Projected compound annual growth in business travel spend for 2011-2015 will be 11.2 percent for China, 5.4 percent for the U.K., 10.8 percent for India, 3.8 percent for the U.S., 7.1 percent for Russia, 3.3 percent for France, 7 percent for Brazil, and 2.9 percent for Germany.

“The recovery is happening, it's just not happening as quickly as most people would like,” said Michael McCormick, GBTA executive director and COO. “Several countries are seeing the rebound happen at a much faster and more stable pace, and we're seeing that in the pace of business travel spending in the economies of China, India, Russia and Brazil. We're still bullish on business travel and all signs point towards continued growth.”

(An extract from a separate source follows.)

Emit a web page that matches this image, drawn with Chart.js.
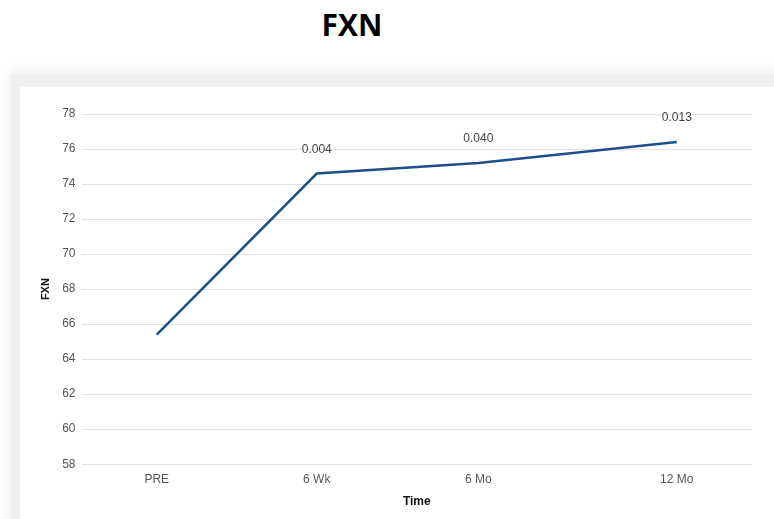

Global business travel spending bounced back 8.4 percent to $924 billion in 2010 after falling 7.8 percent in 2009. Global spending on business travel is projected to grow another 9.2 percent in 2011 to just over $1 trillion.

Rapid growth in the developing world is juxtaposed with troubles with debt, real estate, and a slowdown in consumption in the developed world. New patterns of consumption, a relative change in the volume of major trade routes, and industrial innovation have begun to shape a new world order in the patterns, volume, and regional distribution of global business travel.

GBTA has constructed a measure of the current and projected level of business travel – the Business Travel Index (BTI). The global BTI has been derived from total business travel spending and has been indexed on a base year of 2005. The Global BTI currently sits at 133 (2010). It is forecast to grow to 145 through 2011 and should reach 193 by 2015. As a point of comparison, the U.S. BTI was 109 in 2010, whereas in China, India and the U.K. it was 286, 197 and 95, respectively.